▽
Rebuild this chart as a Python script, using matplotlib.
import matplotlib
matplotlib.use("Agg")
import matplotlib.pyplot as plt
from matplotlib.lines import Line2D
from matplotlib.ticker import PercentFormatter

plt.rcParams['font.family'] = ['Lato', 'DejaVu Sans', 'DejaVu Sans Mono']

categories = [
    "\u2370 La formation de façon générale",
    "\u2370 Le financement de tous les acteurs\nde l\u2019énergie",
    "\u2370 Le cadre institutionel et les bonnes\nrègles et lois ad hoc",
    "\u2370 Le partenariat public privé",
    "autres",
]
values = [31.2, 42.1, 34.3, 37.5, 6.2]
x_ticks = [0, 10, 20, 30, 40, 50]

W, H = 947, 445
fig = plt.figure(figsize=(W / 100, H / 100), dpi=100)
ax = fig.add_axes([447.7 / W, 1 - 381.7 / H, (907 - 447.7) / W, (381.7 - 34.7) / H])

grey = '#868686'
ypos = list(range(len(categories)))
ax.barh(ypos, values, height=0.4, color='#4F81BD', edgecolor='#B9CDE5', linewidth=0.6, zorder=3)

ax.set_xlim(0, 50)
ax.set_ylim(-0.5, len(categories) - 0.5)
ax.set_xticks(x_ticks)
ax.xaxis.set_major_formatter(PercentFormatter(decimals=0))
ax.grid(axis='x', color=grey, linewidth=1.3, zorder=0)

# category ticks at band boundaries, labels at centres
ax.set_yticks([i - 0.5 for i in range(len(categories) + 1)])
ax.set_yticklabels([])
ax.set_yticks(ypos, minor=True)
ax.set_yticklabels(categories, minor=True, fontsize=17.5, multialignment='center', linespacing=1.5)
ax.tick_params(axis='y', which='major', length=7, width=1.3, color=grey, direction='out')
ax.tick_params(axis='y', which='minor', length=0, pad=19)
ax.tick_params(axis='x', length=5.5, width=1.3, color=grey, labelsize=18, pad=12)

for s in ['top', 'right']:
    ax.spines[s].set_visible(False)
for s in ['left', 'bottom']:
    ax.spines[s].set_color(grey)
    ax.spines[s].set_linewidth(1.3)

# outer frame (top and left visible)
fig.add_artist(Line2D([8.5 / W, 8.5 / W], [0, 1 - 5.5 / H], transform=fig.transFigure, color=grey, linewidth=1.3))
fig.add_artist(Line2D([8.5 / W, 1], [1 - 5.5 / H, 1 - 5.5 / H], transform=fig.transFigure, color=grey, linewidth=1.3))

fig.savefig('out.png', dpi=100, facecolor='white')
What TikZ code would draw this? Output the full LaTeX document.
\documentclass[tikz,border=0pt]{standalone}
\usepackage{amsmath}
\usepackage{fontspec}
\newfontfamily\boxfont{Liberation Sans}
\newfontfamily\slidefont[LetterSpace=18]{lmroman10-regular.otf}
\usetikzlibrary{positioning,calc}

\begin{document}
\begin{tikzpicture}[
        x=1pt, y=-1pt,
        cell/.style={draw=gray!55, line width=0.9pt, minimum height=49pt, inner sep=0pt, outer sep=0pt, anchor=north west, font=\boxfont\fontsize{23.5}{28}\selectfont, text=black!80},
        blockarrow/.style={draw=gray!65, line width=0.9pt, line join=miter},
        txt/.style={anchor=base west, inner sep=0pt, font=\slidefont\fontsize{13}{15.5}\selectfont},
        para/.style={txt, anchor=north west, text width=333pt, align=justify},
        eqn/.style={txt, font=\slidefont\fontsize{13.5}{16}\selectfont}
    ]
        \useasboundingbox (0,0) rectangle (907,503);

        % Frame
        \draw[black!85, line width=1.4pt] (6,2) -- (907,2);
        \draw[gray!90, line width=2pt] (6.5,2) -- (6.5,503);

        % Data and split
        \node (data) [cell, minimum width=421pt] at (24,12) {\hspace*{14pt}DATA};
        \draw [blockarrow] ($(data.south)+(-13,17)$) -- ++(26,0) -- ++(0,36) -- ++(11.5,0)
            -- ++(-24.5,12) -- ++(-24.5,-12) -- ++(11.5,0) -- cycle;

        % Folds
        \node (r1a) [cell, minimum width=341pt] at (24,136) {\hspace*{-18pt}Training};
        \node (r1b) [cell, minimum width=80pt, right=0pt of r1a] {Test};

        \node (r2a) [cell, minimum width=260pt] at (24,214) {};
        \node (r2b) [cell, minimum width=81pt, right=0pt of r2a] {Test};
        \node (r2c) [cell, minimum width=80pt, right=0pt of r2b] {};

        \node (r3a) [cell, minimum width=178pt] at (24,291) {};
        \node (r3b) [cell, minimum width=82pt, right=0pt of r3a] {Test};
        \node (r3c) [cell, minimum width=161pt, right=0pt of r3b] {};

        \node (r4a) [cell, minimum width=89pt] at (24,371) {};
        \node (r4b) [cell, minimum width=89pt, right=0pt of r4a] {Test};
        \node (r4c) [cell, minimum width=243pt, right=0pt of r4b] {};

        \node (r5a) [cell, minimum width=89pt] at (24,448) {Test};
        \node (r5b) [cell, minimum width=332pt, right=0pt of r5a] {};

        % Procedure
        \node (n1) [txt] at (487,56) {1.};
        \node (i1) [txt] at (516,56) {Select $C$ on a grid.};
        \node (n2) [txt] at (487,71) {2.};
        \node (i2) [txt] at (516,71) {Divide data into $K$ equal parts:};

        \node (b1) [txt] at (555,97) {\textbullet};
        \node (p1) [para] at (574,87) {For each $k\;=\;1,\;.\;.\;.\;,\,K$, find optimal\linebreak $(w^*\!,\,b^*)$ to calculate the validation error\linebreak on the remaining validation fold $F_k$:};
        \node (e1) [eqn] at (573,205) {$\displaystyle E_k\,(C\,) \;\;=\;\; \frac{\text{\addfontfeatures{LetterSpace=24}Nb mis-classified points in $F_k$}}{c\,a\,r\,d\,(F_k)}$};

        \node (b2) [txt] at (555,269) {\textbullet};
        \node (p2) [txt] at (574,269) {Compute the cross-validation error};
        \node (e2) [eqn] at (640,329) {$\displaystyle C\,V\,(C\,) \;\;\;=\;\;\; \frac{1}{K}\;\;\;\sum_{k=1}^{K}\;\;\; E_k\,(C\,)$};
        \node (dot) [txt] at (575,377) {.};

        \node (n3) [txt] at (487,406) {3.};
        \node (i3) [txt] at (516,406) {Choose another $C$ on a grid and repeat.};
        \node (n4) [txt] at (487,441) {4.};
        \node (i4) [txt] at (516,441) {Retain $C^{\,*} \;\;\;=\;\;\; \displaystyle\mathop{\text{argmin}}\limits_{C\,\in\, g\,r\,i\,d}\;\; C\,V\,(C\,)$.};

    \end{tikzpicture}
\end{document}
△
● **Task description**
Please write out exactly the lines from the start of the data through the line that contains "plt.rcParams['font.family'] = ['Lato', 'DejaVu", both ends included, and nothing else.

● **Correct response**
Rebuild this chart as a Python script, using matplotlib.
import matplotlib
matplotlib.use("Agg")
import matplotlib.pyplot as plt
from matplotlib.lines import Line2D
from matplotlib.ticker import PercentFormatter

plt.rcParams['font.family'] = ['Lato', 'DejaVu Sans', 'DejaVu Sans Mono']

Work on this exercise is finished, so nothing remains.